L.N. – A representação nasce na família – no teatro do pai e da mãe – ou num desejo constante de ser outro?
G. – O teatro do pai e da mão, como casa de espetáculo, tendo eles como espectadores, é realmente muito interessante e incentivador para o jovem ator (o filho), mas sendo eles o espetáculo em si é mais uma novela de Janete Clair do que teatro. Por outro lado, os pais, como diretores, são muito ditatoriais. O desejo constante de ser outro... isto não existe. Eu não desejo ser outro quando represento, eu quero ser eu mesmo enquanto outra pessoa. Quer dizer, eu quero me colocar no interior de outro ser (personagem) e o transformar para o bem ou para o mal.
L.N. – Fale das suas decepções, no cinema, de ver a sua imagem apreendida de uma forma diversa daquela que havia imaginado, da diferença que existe entre o sonho da representação e a sua realidade, da montagem enfim, que destrói... o quê?
G. – O cinema nunca me decepcionou como criação.

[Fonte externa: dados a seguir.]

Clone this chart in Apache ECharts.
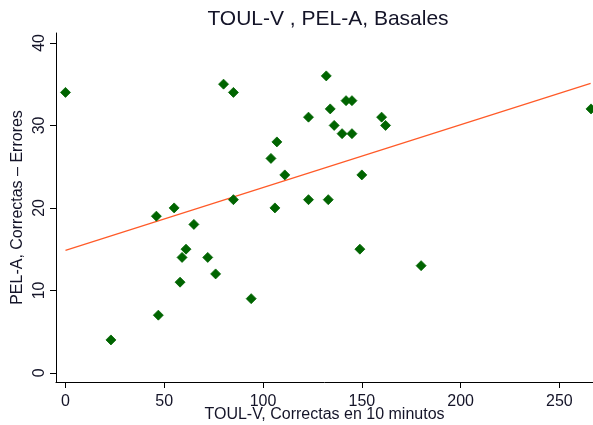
<!DOCTYPE html>
<html>
<head>
<meta charset="utf-8">
<script src="https://cdn.jsdelivr.net/npm/echarts@6/dist/echarts.min.js"></script>
<style>
  html, body { margin: 0; padding: 0; background: #fff; }
  #chart { width: 593px; height: 425px; }
</style>
</head>
<body>
<div id="chart"></div>
<script>
// TOUL-V correct answers (x) against PEL-A correct minus errors (y)
const toulV = [0, 23, 46, 47, 55, 58, 59, 61, 65, 72, 76, 80, 85, 85, 94, 104, 106, 107, 111,
               123, 123, 132, 133, 134, 136, 140, 142, 145, 145, 149, 150, 160, 162, 180, 266];
const pelA  = [34, 4, 19, 7, 20, 11, 14, 15, 18, 14, 12, 35, 34, 21, 9, 26, 20, 28, 24,
               31, 21, 36, 21, 32, 30, 29, 33, 33, 29, 15, 24, 31, 30, 13, 32];

// Fitted line end points
const fitX = [0, 265.8];
const fitY = [14.86, 35.1];

const xTicks = [0, 50, 100, 150, 200, 250];
const yTicks = [0, 10, 20, 30, 40];

const points = toulV.map((x, i) => [x, pelA[i]]);
const fitLine = fitX.map((x, i) => [x, fitY[i]]);

const font = 'Liberation Sans, Arial, sans-serif';
const textColor = '#141428';

const chart = echarts.init(document.getElementById('chart'), null, { renderer: 'canvas' });
chart.setOption({
  animation: false,
  backgroundColor: '#ffffff',
  title: {
    text: 'TOUL-V , PEL-A, Basales',
    left: 323,
    textAlign: 'center',
    top: 4,
    textStyle: { fontFamily: font, fontSize: 21, fontWeight: 'normal', color: textColor }
  },
  grid: { left: 56, right: 0, top: 33, bottom: 43, containLabel: false, outerBoundsMode: 'none' },
  xAxis: {
    type: 'value',
    min: -4.8,
    max: 267,
    name: 'TOUL-V, Correctas en 10 minutos',
    nameLocation: 'middle',
    nameGap: 25,
    nameMoveOverlap: false,
    nameTextStyle: { fontFamily: font, fontSize: 16, color: textColor },
    axisLine: { onZero: false, lineStyle: { color: '#000', width: 1 } },
    axisTick: { show: true, length: 6, lineStyle: { color: '#000' }, customValues: xTicks },
    axisLabel: { fontFamily: font, fontSize: 16, color: textColor, margin: 12, customValues: xTicks },
    splitLine: { show: false }
  },
  yAxis: {
    type: 'value',
    min: -1.1,
    max: 41.2,
    name: 'PEL-A, Correctas \u2013 Errores',
    nameLocation: 'middle',
    nameGap: 30,
    nameMoveOverlap: false,
    nameTextStyle: { fontFamily: font, fontSize: 16, color: textColor },
    axisLine: { onZero: false, lineStyle: { color: '#000', width: 1 } },
    axisTick: { show: true, length: 6, lineStyle: { color: '#000' }, customValues: yTicks },
    axisLabel: { fontFamily: font, fontSize: 16, color: textColor, rotate: 90, margin: 16,
                 verticalAlign: 'middle', align: 'center', customValues: yTicks },
    splitLine: { show: false }
  },
  series: [
    {
      type: 'line',
      data: fitLine,
      symbol: 'none',
      lineStyle: { color: '#ff5a28', width: 1.2 },
      z: 2
    },
    {
      type: 'scatter',
      data: points,
      symbol: 'diamond',
      symbolSize: 10,
      itemStyle: { color: '#006400', opacity: 1, borderColor: '#006400', borderWidth: 0.8, borderJoin: 'round' },
      z: 3
    }
  ]
});
</script>
</body>
</html>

Existe a decepção quanto às dimensões. Você sabe, o cinema tem a limitação das duas dimensões. Por outro lado, você idealiza, digamos, um plano que fez e, quando o vê, depois de um tempo, o tempo da revelação, revelação do negativo e revelação no sentido amplo, você já amadureceu mais um pouco e pensa: “Isso poderia ser feito assim... de uma maneira mais perfeita”, ou “está tudo errado, não é nada disso”. Não se pode retocar, como na pintura, ou jogar fora ou rasgar, como se faz com uma fotografia. A perfeita representação ou a representação perfeita só existe em toda a sua sutileza na vida real, a cronologia é a montadora ideal. A montagem no cinema é arbitrária. Destrói a ordem interna do ator.